We also use solar energy preserved in the form of fossil fuels. Electric energy consumed in Iowa is primarily generated by burning coal. The burning of coal generates CO2, a primary contributor to global climate change.
At One Step at a Time Gardens, our commitment to sustainability has included a critique of the fossil fuel energy we use in our farming operations and an investment in alternative energy systems that fit our use.
We started by asking ourselves, how can we reduce our farm's contribution to greenhouse gases? This question has challenged us to look at everything from how far we travel to market our products, to an analysis of our on-farm energy use, to making a decision in 2012 to invest in renewable energy on the farm.
Like our name suggests, we haven't made changes overnight, it's come ... one step at a time.
We began dreaming of using renewable energy many years ago. Our research pointed to solar as the best fit for our usage. Solar power peaks through the summer as does our demand for energy as we start young plants, crank up coolers and freezers, and irrigate our fields. Wind peaks spring and fall, but not in the summer as a general rule. Tim's keeps thorough records of our energy use, and with help from tools on the Iowa Energy Center, has analyzed our renewable energy options. We also wanted a system with no ongoing maintenance - solar fit the bill on both accounts. At that time, photovoltaic (PV) panels were very expensive, creating an estimated payback period of 50 years. Ouch! We waited.
Any investment in renewable energy, goes wise counsel, should first be backed by making your systems as efficient as possible. Starting in 2012, we began participating in Practical Farmers of Iowa's On-farm Energy project. Through extensive study of our energy consuming equipment - from coolers and our freezer to grow lights to irrigation, we assessed where the biggest energy draw was; the outside cooler was the main culprit. Through analysis, we determined the cycling of the interior fans appeared to be using more energy than necessary due to their pattern of operation. With a fairly simple change in that cycling system, we saved nine percent of our annual energy use!
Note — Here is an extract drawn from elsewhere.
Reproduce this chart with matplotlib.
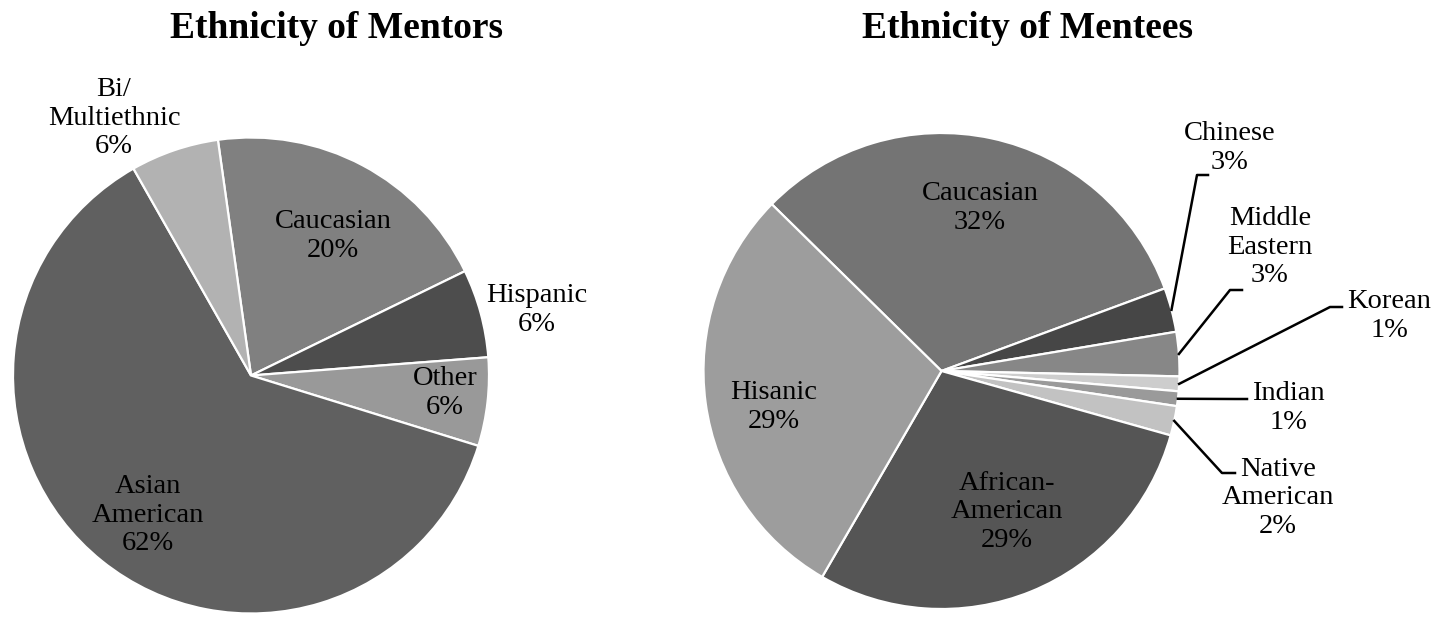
import numpy as np
import matplotlib.pyplot as plt

plt.rcParams['font.family'] = ['Liberation Serif', 'DejaVu Serif']

W, H = 1447, 618

# data: mentors
mentor_labels = ["Caucasian", "Hispanic", "Other", "Asian\nAmerican", "Bi/\nMultiethnic"]
mentor_pct = [20, 6, 6, 62, 6]
mentor_colors = ["#808080", "#4d4d4d", "#999999", "#606060", "#b2b2b2"]

# data: mentees
mentee_labels = ["Caucasian", "Chinese", "Middle\nEastern", "Korean", "Indian",
                 "Native\nAmerican", "African-\nAmerican", "Hisanic"]
mentee_pct = [32, 3, 3, 1, 1, 2, 29, 29]
mentee_colors = ["#747474", "#464646", "#878787", "#cdcdcd", "#9a9a9a",
                 "#c2c2c2", "#555555", "#9d9d9d"]

# layout (pixels in the output image)
mentor_pos = {"Caucasian": (333, 236), "Hispanic": (537, 310), "Other": (445, 393),
              "Asian\nAmerican": (148, 515), "Bi/\nMultiethnic": (114, 118)}
mentee_pos = {"Caucasian": (980, 208), "Chinese": (1230, 148), "Middle\nEastern": (1270, 247),
              "Korean": (1389, 316), "Indian": (1288, 408), "Native\nAmerican": (1278, 498),
              "African-\nAmerican": (1007, 512), "Hisanic": (774, 407)}
mentee_leaders = {"Chinese": [(1197, 175), (1208, 175)],
                  "Middle\nEastern": [(1230, 290), (1242, 290)],
                  "Korean": [(1330, 307), (1342, 307)],
                  "Indian": [(1235, 399), (1247, 399)],
                  "Native\nAmerican": [(1222, 473), (1235, 473)]}

fig = plt.figure(figsize=(W / 100, H / 100), dpi=100)
FS = 20.5


def draw_pie(cx, cy, r, values, labels, colors, start, pos, leaders={}):
    ax = fig.add_axes([(cx - r) / W, (H - cy - r) / H, 2 * r / W, 2 * r / H])
    wedges, _ = ax.pie(values, colors=colors, startangle=start, counterclock=False,
                       radius=1, wedgeprops=dict(edgecolor='white', linewidth=1.6))
    ax.set_xlim(-1, 1)
    ax.set_ylim(-1, 1)
    ax.axis('off')

    def to_data(p):
        return ((p[0] - cx) / r, (cy - p[1]) / r)

    for w, lab, v in zip(wedges, labels, values):
        x, y = to_data(pos[lab])
        ax.text(x, y, f"{lab}\n{v}%", ha='center', va='center', fontsize=FS,
                linespacing=1.18)
        if lab in leaders:
            mid = np.deg2rad((w.theta1 + w.theta2) / 2)
            pts = [(np.cos(mid), np.sin(mid))] + [to_data(p) for p in leaders[lab]]
            xs, ys = zip(*pts)
            ax.plot(xs, ys, color='black', lw=1.8, clip_on=False)
    return ax


draw_pie(251, 375.5, 238, mentor_pct, mentor_labels, mentor_colors, 98, mentor_pos)
draw_pie(941.5, 371, 238, mentee_pct, mentee_labels, mentee_colors, 135.5, mentee_pos,
         mentee_leaders)

fig.text(336 / W, 1 - 38 / H, "Ethnicity of Mentors", ha='center', va='baseline',
         fontsize=27, fontweight='bold')
fig.text(1027 / W, 1 - 38 / H, "Ethnicity of Mentees", ha='center', va='baseline',
         fontsize=27, fontweight='bold')

fig.savefig('out.png', dpi=100)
The price of solar PV panels has come down dramatically since 2012. That same year, we began a conversation with Steve Guyer and Michelle Wei, of GWA International, a certified solar system design and installation team from Altoona, IA. Michelle wrote a grant to the USDA REAP (Renewable Energy for Agriculture Program). That did not get awarded in 2012, but we did go ahead with a scaled down version of the project as part of a new house construction project. We were able to resubmit the application in the 2013. That fall we received news that we were awarded the grant. The grant covered 25% of the purchase and installation cost of our solar generation project.
May 2014 we brought the second, and larger, of our two arrays online, more than doubling our ability to capture the sun to power the farm.
Given the supply the arrays are generating, we also invested in an electric energy powered system to get our products to and from the field. Our electric golf cart hauls our crew and a trailer that we stock with our starts and other supplies for planting. During harvest, the cart and trailer system haul all of the farm's bounty back to the wash station.
You can visit HERE to see a chart of our system's generation on an hourly, daily, and monthly basis.
Now, as we turn on the lights to start our plants, crank up the coolers for the season, add the freezer when the first batch of chickens need to be stored, we know that the majority of the energy powering these systems, like that powering our vegetables in the field, is coming directly from the renewable powerball in the sky ... the sun!